Which lines hold the word "that"? Copy each of them.

§ Plotting code records
::::

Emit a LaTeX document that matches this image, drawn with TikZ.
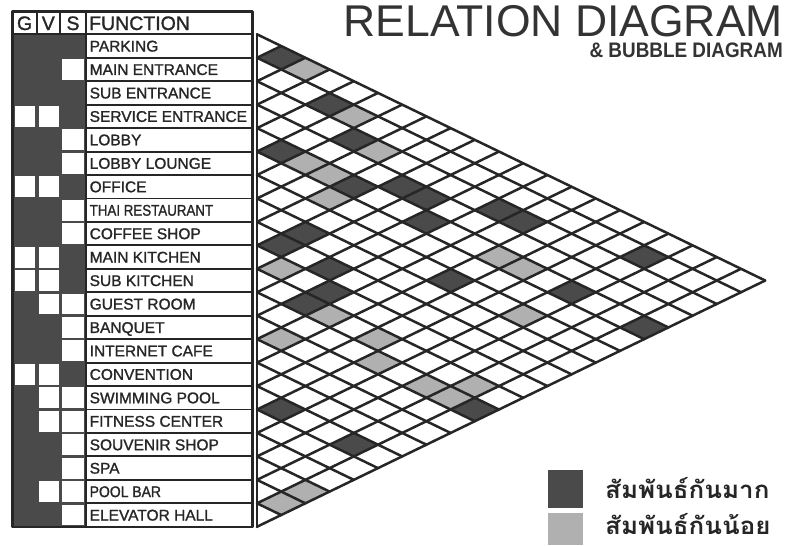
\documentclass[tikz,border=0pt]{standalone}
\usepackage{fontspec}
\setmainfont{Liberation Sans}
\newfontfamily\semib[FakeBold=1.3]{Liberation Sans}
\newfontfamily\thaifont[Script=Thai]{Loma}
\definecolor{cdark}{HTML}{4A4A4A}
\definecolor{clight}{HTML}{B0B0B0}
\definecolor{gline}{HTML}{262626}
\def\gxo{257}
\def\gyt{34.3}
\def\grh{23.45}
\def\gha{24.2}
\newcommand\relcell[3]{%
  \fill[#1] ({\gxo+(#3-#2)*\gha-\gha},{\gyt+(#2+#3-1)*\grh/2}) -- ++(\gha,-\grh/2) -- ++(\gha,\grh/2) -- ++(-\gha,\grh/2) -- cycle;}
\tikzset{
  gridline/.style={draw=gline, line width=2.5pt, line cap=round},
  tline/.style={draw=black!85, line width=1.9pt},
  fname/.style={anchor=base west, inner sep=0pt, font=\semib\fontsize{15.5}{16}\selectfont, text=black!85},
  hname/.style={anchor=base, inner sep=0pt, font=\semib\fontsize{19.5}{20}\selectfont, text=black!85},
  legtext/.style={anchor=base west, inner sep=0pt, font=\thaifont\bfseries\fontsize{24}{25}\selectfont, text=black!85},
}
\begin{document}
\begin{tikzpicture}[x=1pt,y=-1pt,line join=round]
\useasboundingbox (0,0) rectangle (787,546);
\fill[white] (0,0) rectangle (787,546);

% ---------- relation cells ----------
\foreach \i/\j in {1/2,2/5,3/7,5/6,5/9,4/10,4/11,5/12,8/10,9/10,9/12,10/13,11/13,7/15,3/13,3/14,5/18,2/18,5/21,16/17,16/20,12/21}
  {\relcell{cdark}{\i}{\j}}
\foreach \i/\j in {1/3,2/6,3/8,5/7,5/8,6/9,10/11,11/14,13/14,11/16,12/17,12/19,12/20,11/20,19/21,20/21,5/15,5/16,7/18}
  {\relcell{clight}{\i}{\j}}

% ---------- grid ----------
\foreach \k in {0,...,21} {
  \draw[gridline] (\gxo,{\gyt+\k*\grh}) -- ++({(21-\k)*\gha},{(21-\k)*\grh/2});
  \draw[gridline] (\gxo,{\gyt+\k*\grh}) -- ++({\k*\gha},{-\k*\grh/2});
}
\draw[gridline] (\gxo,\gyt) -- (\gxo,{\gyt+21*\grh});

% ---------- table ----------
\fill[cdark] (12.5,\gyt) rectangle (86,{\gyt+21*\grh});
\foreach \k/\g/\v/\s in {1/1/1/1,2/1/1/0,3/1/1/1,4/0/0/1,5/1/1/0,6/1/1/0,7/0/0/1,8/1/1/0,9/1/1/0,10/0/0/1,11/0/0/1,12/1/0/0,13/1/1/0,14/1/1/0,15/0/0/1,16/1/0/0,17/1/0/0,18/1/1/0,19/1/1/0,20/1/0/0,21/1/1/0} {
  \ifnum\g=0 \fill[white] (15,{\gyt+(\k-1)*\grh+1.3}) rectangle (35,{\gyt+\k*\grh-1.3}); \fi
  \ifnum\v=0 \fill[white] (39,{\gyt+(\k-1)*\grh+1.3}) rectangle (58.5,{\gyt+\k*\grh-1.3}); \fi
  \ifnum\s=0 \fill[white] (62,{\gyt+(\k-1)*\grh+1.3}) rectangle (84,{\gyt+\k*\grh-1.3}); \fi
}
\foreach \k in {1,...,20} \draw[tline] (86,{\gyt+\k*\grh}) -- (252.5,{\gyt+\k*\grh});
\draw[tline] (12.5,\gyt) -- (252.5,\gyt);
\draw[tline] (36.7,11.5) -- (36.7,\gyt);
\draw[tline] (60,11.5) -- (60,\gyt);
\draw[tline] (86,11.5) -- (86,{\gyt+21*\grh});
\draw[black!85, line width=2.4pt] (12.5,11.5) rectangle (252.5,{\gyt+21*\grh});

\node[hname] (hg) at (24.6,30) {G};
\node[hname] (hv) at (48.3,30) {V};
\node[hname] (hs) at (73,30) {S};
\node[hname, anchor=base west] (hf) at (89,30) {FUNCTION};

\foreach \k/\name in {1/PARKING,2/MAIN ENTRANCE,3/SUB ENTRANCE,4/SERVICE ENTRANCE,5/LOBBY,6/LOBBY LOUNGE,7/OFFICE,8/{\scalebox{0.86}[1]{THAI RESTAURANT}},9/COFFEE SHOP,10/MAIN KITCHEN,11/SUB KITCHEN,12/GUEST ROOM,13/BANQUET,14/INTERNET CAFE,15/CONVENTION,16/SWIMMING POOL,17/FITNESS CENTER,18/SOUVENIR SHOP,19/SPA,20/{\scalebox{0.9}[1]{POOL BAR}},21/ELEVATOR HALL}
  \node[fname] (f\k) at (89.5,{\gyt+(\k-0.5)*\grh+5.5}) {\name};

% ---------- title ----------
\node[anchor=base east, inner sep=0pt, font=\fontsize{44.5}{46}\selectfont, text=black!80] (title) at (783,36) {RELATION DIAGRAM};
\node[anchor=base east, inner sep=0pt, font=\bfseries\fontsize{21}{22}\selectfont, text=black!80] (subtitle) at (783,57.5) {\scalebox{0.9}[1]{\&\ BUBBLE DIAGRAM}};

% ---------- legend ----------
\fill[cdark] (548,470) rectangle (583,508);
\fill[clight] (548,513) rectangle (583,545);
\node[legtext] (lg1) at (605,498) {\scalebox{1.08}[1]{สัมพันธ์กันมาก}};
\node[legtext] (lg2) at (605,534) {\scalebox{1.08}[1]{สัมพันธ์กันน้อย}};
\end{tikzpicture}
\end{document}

::::

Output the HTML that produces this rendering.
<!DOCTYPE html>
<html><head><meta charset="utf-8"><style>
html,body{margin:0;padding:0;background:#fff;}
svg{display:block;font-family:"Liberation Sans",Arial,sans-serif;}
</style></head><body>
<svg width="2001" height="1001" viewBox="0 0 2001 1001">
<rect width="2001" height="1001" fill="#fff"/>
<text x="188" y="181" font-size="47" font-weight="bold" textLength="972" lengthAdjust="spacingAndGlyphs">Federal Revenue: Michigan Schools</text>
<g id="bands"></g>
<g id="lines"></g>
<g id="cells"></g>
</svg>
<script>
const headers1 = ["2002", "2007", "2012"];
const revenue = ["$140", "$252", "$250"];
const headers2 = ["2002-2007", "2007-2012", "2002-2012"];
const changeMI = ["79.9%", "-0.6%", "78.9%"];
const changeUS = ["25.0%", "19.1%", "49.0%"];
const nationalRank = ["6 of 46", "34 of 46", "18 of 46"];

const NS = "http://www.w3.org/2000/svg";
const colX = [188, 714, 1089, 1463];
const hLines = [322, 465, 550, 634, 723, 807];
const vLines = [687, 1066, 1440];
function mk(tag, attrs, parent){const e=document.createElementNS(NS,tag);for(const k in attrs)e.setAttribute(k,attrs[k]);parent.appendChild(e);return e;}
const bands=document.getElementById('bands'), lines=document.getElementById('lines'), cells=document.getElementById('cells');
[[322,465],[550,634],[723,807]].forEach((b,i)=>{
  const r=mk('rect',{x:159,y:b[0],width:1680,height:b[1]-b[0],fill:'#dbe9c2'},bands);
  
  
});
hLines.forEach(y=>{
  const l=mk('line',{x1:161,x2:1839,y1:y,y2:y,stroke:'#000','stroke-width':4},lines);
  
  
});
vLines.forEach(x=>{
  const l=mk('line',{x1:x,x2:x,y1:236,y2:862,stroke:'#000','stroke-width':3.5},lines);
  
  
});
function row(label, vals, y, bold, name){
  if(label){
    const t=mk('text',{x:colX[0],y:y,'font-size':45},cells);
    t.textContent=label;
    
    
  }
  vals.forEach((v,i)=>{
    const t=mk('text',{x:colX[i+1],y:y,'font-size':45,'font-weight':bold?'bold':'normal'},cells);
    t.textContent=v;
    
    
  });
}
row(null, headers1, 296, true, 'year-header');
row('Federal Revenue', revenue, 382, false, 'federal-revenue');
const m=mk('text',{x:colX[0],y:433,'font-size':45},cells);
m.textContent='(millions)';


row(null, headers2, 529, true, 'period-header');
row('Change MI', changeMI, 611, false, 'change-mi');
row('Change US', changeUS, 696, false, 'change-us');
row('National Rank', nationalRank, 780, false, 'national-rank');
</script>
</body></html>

::::

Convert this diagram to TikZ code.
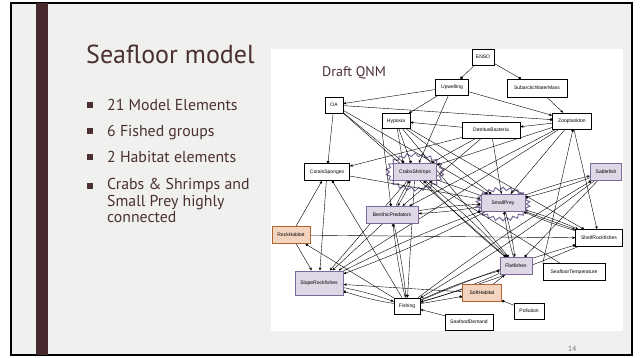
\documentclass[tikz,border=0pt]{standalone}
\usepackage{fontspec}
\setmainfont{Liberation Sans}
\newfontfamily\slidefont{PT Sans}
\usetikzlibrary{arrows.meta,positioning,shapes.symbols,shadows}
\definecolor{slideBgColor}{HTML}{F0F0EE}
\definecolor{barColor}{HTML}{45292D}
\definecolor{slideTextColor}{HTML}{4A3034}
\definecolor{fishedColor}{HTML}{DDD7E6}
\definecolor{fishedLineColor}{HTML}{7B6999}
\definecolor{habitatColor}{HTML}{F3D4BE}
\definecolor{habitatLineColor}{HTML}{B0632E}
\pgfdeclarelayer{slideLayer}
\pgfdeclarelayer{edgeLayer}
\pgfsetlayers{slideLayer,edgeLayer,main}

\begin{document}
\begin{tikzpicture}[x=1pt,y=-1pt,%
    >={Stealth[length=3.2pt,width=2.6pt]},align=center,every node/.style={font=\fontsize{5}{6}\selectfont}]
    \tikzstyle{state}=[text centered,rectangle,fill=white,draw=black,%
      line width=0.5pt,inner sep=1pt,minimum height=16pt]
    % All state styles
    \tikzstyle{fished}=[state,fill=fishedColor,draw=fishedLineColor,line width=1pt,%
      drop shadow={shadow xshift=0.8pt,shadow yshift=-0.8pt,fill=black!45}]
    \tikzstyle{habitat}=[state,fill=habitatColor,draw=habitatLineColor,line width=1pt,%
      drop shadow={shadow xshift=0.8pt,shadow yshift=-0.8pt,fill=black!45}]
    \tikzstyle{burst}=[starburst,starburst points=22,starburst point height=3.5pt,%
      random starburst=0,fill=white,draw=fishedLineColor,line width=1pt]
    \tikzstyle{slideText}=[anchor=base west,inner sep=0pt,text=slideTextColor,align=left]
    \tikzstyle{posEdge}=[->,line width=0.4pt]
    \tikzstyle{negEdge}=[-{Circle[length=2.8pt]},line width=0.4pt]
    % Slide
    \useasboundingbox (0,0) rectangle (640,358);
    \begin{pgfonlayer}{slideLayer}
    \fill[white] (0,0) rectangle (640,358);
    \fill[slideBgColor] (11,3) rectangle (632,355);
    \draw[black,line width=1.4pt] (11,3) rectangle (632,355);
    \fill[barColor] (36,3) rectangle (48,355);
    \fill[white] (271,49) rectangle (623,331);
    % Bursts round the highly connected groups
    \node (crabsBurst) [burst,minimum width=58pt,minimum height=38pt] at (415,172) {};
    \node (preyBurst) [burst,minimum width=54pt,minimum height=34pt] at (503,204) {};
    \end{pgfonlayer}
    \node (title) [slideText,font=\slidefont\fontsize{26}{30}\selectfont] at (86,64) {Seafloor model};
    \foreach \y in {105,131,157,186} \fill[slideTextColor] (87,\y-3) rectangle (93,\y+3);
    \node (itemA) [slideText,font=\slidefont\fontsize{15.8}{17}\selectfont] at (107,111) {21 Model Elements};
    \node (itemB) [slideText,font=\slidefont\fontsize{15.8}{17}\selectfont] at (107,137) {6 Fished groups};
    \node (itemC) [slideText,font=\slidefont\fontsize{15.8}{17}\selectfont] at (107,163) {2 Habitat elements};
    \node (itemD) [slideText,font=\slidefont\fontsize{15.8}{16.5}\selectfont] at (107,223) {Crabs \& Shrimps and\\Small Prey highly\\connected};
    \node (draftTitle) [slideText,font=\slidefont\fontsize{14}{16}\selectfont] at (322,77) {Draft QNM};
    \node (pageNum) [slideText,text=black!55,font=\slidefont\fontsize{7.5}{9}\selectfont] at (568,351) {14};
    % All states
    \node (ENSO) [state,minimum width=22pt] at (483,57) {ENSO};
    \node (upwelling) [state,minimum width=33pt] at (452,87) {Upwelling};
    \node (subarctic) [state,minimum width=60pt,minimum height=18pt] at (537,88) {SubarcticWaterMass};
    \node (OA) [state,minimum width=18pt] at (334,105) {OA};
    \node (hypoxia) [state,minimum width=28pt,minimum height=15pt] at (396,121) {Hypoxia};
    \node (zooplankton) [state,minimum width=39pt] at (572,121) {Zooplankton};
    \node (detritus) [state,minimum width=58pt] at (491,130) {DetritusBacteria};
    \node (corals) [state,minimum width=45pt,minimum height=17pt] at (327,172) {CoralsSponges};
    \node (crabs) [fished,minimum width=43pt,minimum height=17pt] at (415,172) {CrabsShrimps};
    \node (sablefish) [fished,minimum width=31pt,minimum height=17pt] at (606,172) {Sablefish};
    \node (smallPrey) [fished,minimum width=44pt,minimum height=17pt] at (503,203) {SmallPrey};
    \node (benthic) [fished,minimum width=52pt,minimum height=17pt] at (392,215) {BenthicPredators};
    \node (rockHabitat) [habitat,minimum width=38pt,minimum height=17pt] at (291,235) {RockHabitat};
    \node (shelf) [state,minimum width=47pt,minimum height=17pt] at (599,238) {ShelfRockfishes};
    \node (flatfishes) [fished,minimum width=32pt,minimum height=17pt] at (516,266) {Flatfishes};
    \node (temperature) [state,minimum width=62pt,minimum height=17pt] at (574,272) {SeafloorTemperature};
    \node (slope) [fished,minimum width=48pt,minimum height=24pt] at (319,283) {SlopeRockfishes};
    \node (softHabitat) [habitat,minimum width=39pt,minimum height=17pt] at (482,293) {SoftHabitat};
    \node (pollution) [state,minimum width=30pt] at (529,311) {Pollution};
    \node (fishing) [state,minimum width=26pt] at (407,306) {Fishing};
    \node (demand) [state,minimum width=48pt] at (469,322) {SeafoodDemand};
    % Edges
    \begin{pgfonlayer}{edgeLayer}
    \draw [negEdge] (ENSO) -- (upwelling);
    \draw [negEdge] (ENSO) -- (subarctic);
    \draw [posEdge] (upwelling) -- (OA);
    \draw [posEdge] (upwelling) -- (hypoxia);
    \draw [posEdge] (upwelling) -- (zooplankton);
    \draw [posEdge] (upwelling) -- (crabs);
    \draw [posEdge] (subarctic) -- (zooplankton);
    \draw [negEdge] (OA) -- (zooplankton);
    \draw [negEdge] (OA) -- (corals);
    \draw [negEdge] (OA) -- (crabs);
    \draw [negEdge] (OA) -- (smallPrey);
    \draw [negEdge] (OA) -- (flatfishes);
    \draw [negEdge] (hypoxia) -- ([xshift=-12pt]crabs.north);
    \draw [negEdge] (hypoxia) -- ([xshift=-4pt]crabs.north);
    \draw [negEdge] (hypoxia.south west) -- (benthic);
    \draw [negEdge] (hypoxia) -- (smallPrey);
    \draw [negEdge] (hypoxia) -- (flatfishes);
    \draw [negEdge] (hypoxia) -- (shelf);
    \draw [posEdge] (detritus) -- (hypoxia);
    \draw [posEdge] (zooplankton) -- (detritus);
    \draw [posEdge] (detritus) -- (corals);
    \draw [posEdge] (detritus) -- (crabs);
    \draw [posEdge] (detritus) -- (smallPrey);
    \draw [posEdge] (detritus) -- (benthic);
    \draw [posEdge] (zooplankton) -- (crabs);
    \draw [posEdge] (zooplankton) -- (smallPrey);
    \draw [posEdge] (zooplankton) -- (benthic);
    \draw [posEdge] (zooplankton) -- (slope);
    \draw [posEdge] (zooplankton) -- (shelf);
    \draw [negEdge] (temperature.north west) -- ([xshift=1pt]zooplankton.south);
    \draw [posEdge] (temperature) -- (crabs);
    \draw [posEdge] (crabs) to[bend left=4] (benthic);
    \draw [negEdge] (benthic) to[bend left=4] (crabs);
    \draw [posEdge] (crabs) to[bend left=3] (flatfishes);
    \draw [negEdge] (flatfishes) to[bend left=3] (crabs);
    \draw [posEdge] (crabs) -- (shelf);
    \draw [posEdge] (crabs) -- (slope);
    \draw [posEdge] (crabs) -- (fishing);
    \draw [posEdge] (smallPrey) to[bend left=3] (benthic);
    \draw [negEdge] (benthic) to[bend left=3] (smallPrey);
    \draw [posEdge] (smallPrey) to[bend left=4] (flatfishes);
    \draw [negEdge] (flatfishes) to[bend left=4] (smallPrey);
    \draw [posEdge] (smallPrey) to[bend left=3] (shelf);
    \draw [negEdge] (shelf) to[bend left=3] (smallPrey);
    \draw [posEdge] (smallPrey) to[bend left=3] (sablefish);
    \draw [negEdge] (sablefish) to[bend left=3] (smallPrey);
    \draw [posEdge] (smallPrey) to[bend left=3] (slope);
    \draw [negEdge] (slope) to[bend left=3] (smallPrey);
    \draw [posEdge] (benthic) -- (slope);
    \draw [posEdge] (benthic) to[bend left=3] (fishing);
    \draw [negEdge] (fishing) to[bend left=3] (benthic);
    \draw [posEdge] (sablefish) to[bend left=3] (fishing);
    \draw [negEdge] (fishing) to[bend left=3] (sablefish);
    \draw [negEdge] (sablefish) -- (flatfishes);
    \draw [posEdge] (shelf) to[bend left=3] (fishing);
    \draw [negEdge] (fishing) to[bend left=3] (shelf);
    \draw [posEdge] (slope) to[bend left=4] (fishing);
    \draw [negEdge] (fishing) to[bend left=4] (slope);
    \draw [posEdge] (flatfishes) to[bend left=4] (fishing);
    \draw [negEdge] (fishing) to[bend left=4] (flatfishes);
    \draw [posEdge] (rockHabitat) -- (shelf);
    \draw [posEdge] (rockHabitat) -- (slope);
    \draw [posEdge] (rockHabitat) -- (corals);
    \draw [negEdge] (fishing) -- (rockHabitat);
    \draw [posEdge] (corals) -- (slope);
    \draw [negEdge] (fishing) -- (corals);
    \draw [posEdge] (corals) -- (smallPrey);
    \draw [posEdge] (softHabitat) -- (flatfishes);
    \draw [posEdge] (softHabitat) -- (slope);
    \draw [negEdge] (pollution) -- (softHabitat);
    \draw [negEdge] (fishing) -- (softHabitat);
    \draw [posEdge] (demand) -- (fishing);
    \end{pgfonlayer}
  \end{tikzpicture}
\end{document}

::::

§ THE SOLUTION
Emit a LaTeX document that matches this image, drawn with TikZ.
Output the HTML that produces this rendering.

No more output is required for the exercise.